Cuando alguien desaparece de nuestra vida, la cabeza nos hace putadas y el mundo se vuelve más confuso de lo que ya era. El hueco chupa el pensamiento hasta el punto de que la geografía que antes iluminábamos con nuestra energía tiende a llenarse de tinieblas. Yo no sé si en el universo hay agujeros negros, como explicaba Stephen Hawking, pero seguro que están en cualquier vida sentimental. Por eso hay personas que, después de un trauma, te parecen irreconocibles, como si el dolor les hubiera transportado a la otra punta de su universo y de repente se encontraran a años luz de ti.

No hay nada más adictivo que el amor y al mismo tiempo no hay nada más real y absoluto que el significado que las personas que más queremos dan a nuestra vida. Por eso, cuando perdemos a alguien importante, nuestras jerarquías se tambalean y algunas partes de la existencia cogen el aire inconsistente de un sueño. La muerte nos recuerda que no solo no tenemos ningún control sobre el mundo, sino que ni siquiera controlamos del todo quiénes somos nosotros ni por qué motivo amamos a unas personas más que a otras.

Los vivos a veces necesitamos llorar a los difuntos para asustar el miedo que hace enfrentarse al vacío y a la incertidumbre. Pero amar es querer que el otro viva con toda su plenitud y me cuesta creer que haya ningún muerto que necesite que lloren para él o que le rindan homenajes todos los días. El padre de Bambi deja caer una lágrima de cocodrilo cuando dice a su hijo que su madre no volverá.
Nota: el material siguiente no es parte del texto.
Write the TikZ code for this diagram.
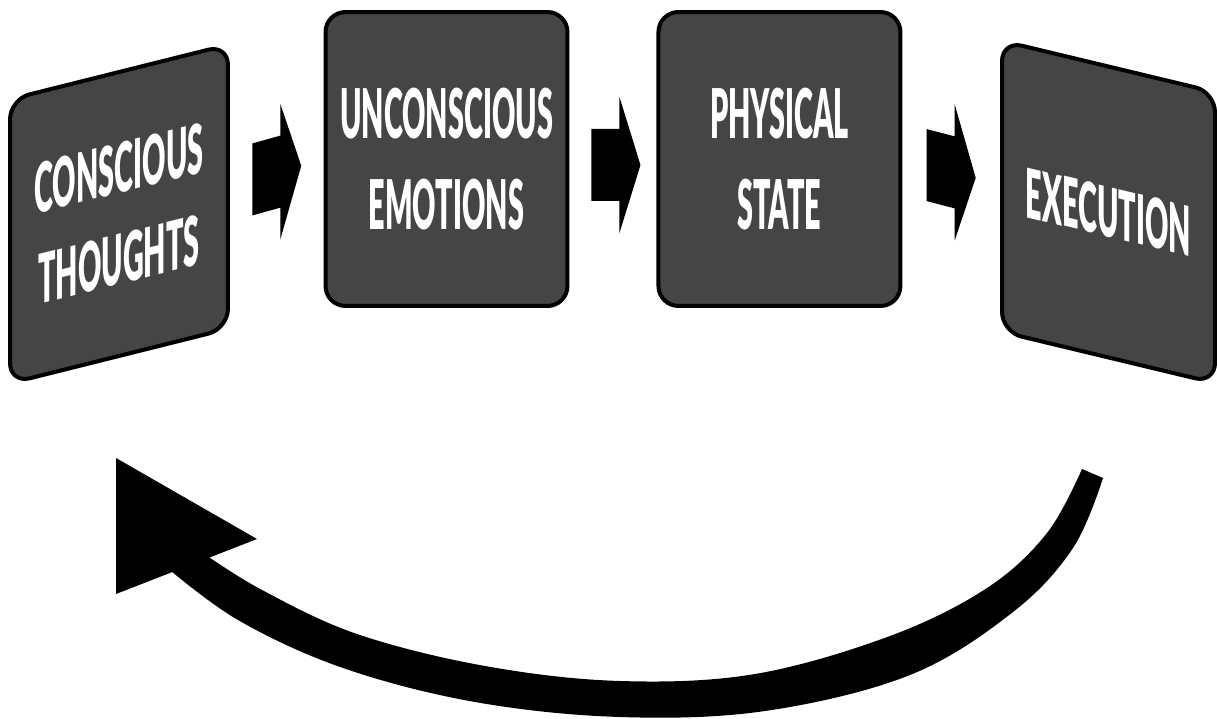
\documentclass[tikz,border=0pt]{standalone}
\usepackage{fontspec}
\newfontfamily\boxfont{Lato Black}[FakeStretch=0.42]
\usepackage{xcolor}
\definecolor{boxgray}{HTML}{454545}
\usepackage{tikz}
\usetikzlibrary{calc, positioning}

\begin{document}
\begin{tikzpicture}[
  x=0.02cm, y=-0.02cm,
  box/.style={draw=black, fill=boxgray, rounded corners=0.4cm, line width=0.08cm, minimum width=4.84cm, minimum height=5.88cm, align=center, text=white, font=\boxfont\fontsize{39}{52}\selectfont},
  blockarr/.pic={\fill[black] (-24.5,-36) -- (3.5,-36) -- (3.5,-68) -- (24.5,0) -- (3.5,68) -- (3.5,36) -- (-24.5,36) -- cycle;},
]
  \useasboundingbox (0,0) rectangle (1217,719);

  % Boxes
  \begin{scope}[shift={(119,214)}, yslant=0.25, transform shape]
    \node[box, minimum width=4.36cm, minimum height=5.68cm] (conscious) {CONSCIOUS\\THOUGHTS};
  \end{scope}
  \node[box] (unconscious) at (446.5,159) {UNCONSCIOUS\\EMOTIONS};
  \node[box, right=1.74cm of unconscious] (physical) {PHYSICAL\\STATE};
  \begin{scope}[shift={(1108.5,212)}, yslant=-0.24, transform shape]
    \node[box, minimum width=4.26cm, minimum height=5.82cm] (execution) {EXECUTION};
  \end{scope}

  % Arrows
  \pic[yslant=0.28] at ($(conscious.east)!0.5!(unconscious.west)$) {blockarr};
  \pic at ($(unconscious.east)!0.5!(physical.west)+(3,6)$) {blockarr};
  \pic[yslant=-0.26] at ($(physical.east)!0.5!(execution.west)+(0,-1)$) {blockarr};

  % Feedback loop
  \coordinate (looptail) at (1092,473);
  \coordinate (looptip) at (116,458);
  \fill[black] plot[smooth, tension=0.6] coordinates {(1103,478) (1073,548) (1013,612) (910,675) (765,711) (620,717) (475,702) (343,668) (238,620) (165,566)}
    -- plot[smooth, tension=0.6] coordinates {(203,553) (262,590) (357,634) (485,666) (620,681) (755,674) (890,636) (987,588) (1047,533) (1082,469)} -- cycle;
  \fill[black] (looptip) -- (257,539) -- (116,594) -- cycle;
\end{tikzpicture}
\end{document}
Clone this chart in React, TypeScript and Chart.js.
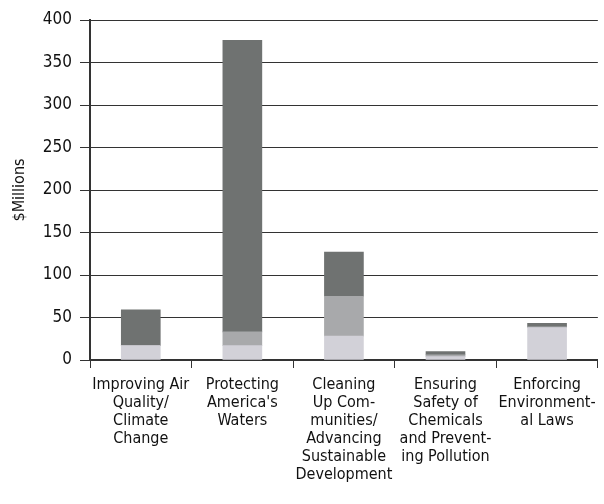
import React, { useEffect, useRef } from "react";
import { Chart, registerables } from "chart.js";

Chart.register(...registerables);

const categories: string[][] = [
  ["Improving Air", "Quality/", "Climate", "Change"],
  ["Protecting", "America's", "Waters"],
  ["Cleaning", "Up Com-", "munities/", "Advancing", "Sustainable", "Development"],
  ["Ensuring", "Safety of", "Chemicals", "and Prevent-", "ing Pollution"],
  ["Enforcing", "Environment-", "al Laws"],
];

const lightValues = [17, 17, 28, 4, 38];
const mediumValues = [0, 16, 47, 2, 1];
const darkValues = [42, 343, 52, 4, 4];

const yMin = 0;
const yMax = 400;
const yStep = 50;
const yTitle = "$Millions";

const FONT = "'Liberation Sans Narrow', 'DejaVu Sans Condensed', 'Liberation Sans', Arial, sans-serif";

export default function App() {
  const ref = useRef<HTMLCanvasElement | null>(null);

  useEffect(() => {
    if (!ref.current) return;
    const chart = new Chart(ref.current, {
      type: "bar",
      data: {
        labels: categories,
        datasets: [
          { label: "light", data: lightValues, backgroundColor: "#d2d1d8", barThickness: 39 },
          { label: "medium", data: mediumValues, backgroundColor: "#a8a9ab", barThickness: 39 },
          { label: "dark", data: darkValues, backgroundColor: "#6f7271", barThickness: 39 },
        ],
      },
      options: {
        responsive: false,
        animation: false,
        layout: { padding: { top: 20, right: 4, left: 0, bottom: 0 } },
        plugins: {
          legend: { display: false },
          tooltip: { enabled: false },
        },
        scales: {
          x: {
            stacked: true,
            offset: true,
            grid: {
              offset: true,
              drawOnChartArea: false,
              drawTicks: true,
              tickLength: 8,
              color: "#333",
              lineWidth: 1,
            },
            border: { display: true, color: "#333", width: 2 },
            ticks: {
              color: "#111",
              font: { family: FONT, size: 16, lineHeight: 1.12 },
              padding: 8,
              maxRotation: 0,
              minRotation: 0,
              autoSkip: false,
            },
            afterFit: (scale: any) => {
              scale.height = 144;
            },
          },
          y: {
            stacked: true,
            min: yMin,
            max: yMax,
            ticks: {
              stepSize: yStep,
              color: "#111",
              font: { family: FONT, size: 17 },
              padding: 8,
            },
            grid: {
              color: "#333",
              lineWidth: 1,
              tickLength: 10,
            },
            border: { display: true, color: "#333", width: 2 },
            title: {
              display: true,
              text: yTitle,
              color: "#111",
              font: { family: FONT, size: 16 },
              padding: { top: 10, bottom: 0 },
            },
            afterFit: (scale: any) => {
              scale.width = 90;
            },
          },
        },
      },
    });
    return () => chart.destroy();
  }, []);

  return (
    <div style={{ position: "absolute", left: 0, top: 0, width: 604, height: 504, background: "#fff" }}>
      <canvas ref={ref} width={604} height={504} style={{ display: "block" }} />
    </div>
  );
}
Pero hay gente que, para no hacer el esfuerzo de madurar, se conforma en vivir de los trastos de un pasado que nunca acaba de enterrar, ni intentar comprender.
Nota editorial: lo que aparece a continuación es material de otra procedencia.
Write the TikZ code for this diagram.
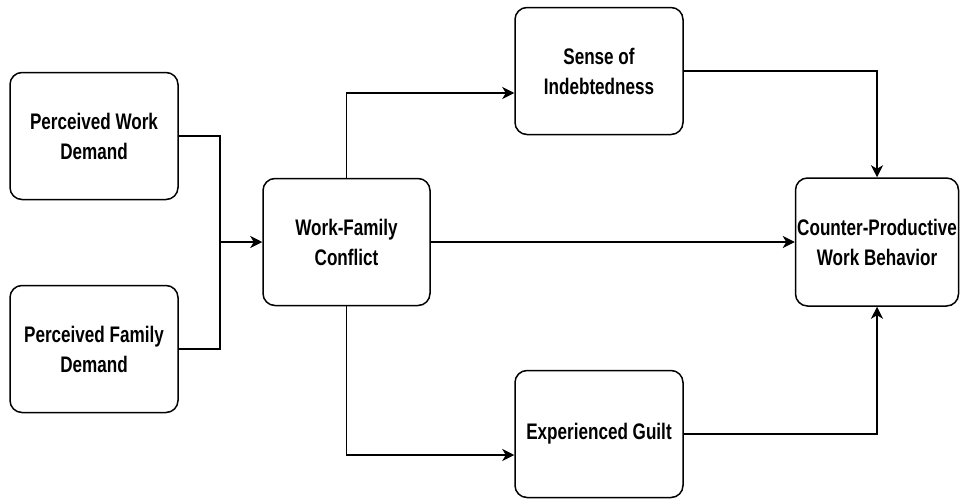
\documentclass[tikz,border=0pt]{standalone}
\usepackage{fontspec}
\setmainfont{Liberation Sans}[FakeStretch=0.76]
\usetikzlibrary{arrows.meta}
\begin{document}
\begin{tikzpicture}[x=1pt,y=-1pt,
  box/.style={draw, line width=1.5pt, rounded corners=12pt, minimum width=168pt, minimum height=127pt, align=center, font=\fontsize{22.5}{30}\selectfont\bfseries, inner sep=0pt},
  conn/.style={line width=1.5pt},
  arr/.style={conn, -{Stealth[length=12pt,width=12pt,inset=3.5pt]}}]
\useasboundingbox[fill=white] (0,0) rectangle (960,498);
\node[box] (pwd) at (94,136) {Perceived Work\\Demand};
\node[box] (pfd) at (94,349) {Perceived Family\\Demand};
\node[box, minimum width=167pt] (wfc) at (346.5,242) {Work-Family\\Conflict};
\node[box] (si) at (599,71) {Sense of\\Indebtedness};
\node[box] (eg) at (599,434) {Experienced Guilt};
\node[box, minimum width=163pt, minimum height=128pt] (cp) at (877,242) {Counter-Productive\\Work Behavior};
\coordinate (j) at (220,242);
\draw[conn] (pwd.east) -| (j);
\draw[conn] (pfd.east) -| (j);
\draw[arr] (j) -- (wfc.west);
\draw[arr] (wfc.north) |- ([yshift=-22pt]si.west);
\draw[arr] (wfc.south) |- ([yshift=-21pt]eg.west);
\draw[arr] (wfc.east) -- (cp.west);
\draw[arr] (si.east) -| (cp.north);
\draw[arr] (eg.east) -| (cp.south);
\end{tikzpicture}
\end{document}
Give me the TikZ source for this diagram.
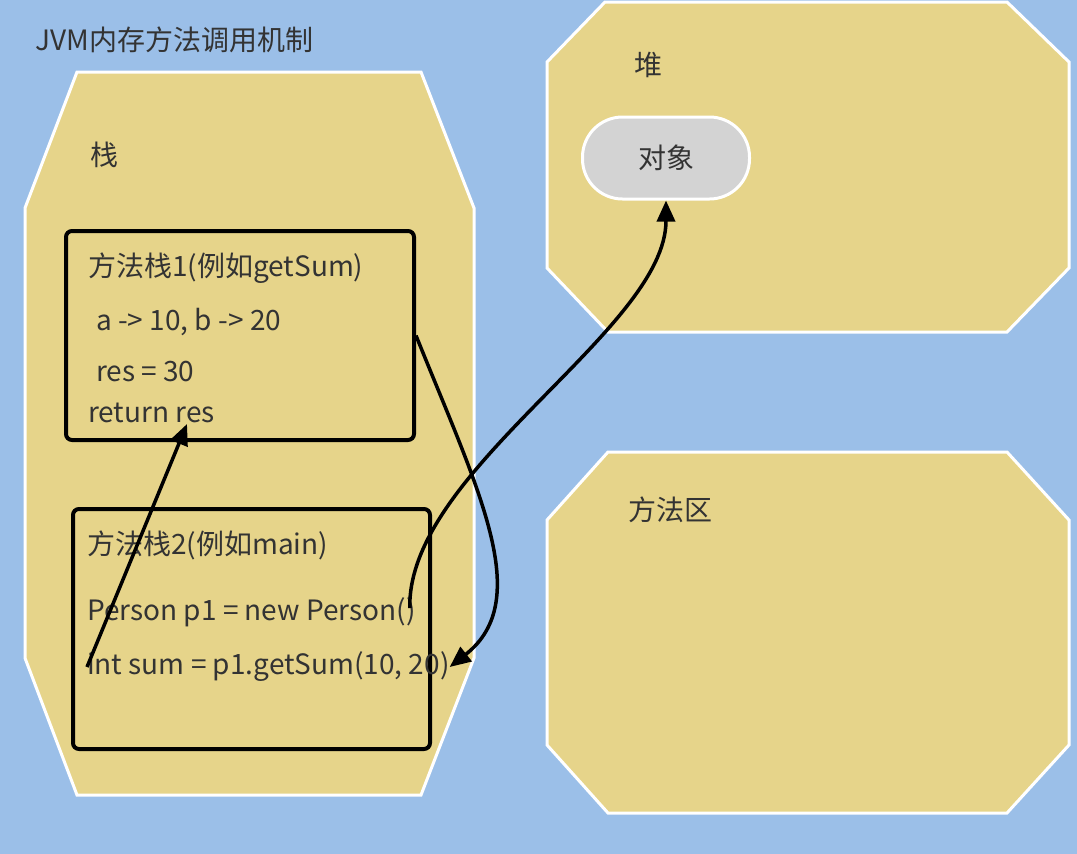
\documentclass[tikz,border=0pt]{standalone}
\usepackage{fontspec}
\newfontfamily\cjk{Noto Sans CJK SC}
\usetikzlibrary{arrows.meta}
\definecolor{bgblue}{RGB}{155,191,232}
\definecolor{areayellow}{RGB}{230,212,138}
\definecolor{objgray}{RGB}{211,211,211}
\definecolor{inkgray}{RGB}{51,51,51}

\begin{document}
\begin{tikzpicture}[x=1pt,y=-1pt,
  area/.style={fill=areayellow,draw=white,line width=3pt,line join=miter},
  frame/.style={draw=black,line width=4pt,rounded corners=6pt,anchor=north west},
  pill/.style={fill=objgray,draw=white,line width=3pt,rounded corners=40pt,
               minimum width=167pt,minimum height=82pt},
  txt/.style={font=\cjk\fontsize{28}{32}\selectfont,text=inkgray,inner sep=0pt,anchor=west},
  call/.style={-{Triangle[length=21pt,width=18pt]},line width=3.5pt}]
% ---------------- background ----------------
\fill[bgblue] (0,0) rectangle (1077,854);
\node[txt] (title) at (35,40) {JVM内存方法调用机制};

% ---------------- memory areas ----------------
\draw[area] (77,72) -- (421,72) -- (474,208) -- (474,658) -- (421,795)
            -- (77,795) -- (25,658) -- (25,208) -- cycle;
\draw[area] (605,2) -- (1007,2) -- (1069,62) -- (1069,268) -- (1007,332)
            -- (608,332) -- (547,268) -- (547,62) -- cycle;
\draw[area] (608,452) -- (1007,452) -- (1069,520) -- (1069,745) -- (1007,813)
            -- (608,813) -- (547,745) -- (547,520) -- cycle;
\node[txt] (stack) at (90,155) {栈};
\node[txt] (heap) at (634,65) {堆};
\node[txt] (marea) at (628,510) {方法区};

% ---------------- heap object ----------------
\node[pill,font=\cjk\fontsize{28}{32}\selectfont,text=inkgray] (obj) at (666,158) {对象};

% ---------------- method frames ----------------
\node[frame,minimum width=348pt,minimum height=209pt] (f1) at (64,229) {};
\node[txt] (m1) at (88,268) {方法栈1(例如getSum)};
\node[txt] (args) at (96,322) {a -> 10, b -> 20};
\node[txt] (res) at (96,372) {res = 30};
\node[txt] (ret) at (88,413) {return res};

\node[frame,minimum width=357pt,minimum height=240pt] (f2) at (71,507) {};
\node[txt] (m2) at (87,545) {方法栈2(例如main)};
\node[txt] (person) at (87,612) {Person p1 = new Person()};
\node[txt] (sum) at (87,667) {int sum = p1.getSum(10, 20)};

% ---------------- calls ----------------
\coordinate (rettip) at (187,424);
\draw[call] (sum.west) -- (rettip);
\draw[call] (f1.east) .. controls (478,490) and (535,600) .. (sum.east);
\draw[call] ([xshift=-6pt,yshift=4pt]person.east) .. controls (407,470) and (666,330) .. (obj.south);
\end{tikzpicture}
\end{document}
Entonces tienes esa caravana del dolor llena de maestros de los gestos simbólicos que degradan todo lo que tocan en nombre de una complejidad que solo es el espejo de su pequeñez y cobardía. La gracia de los cadáveres (y da igual de qué tipo sean) es que siempre nos acaban recordando que las cosas que nos convendrían más saber se encuentran justamente allí donde nos da más miedo mirar.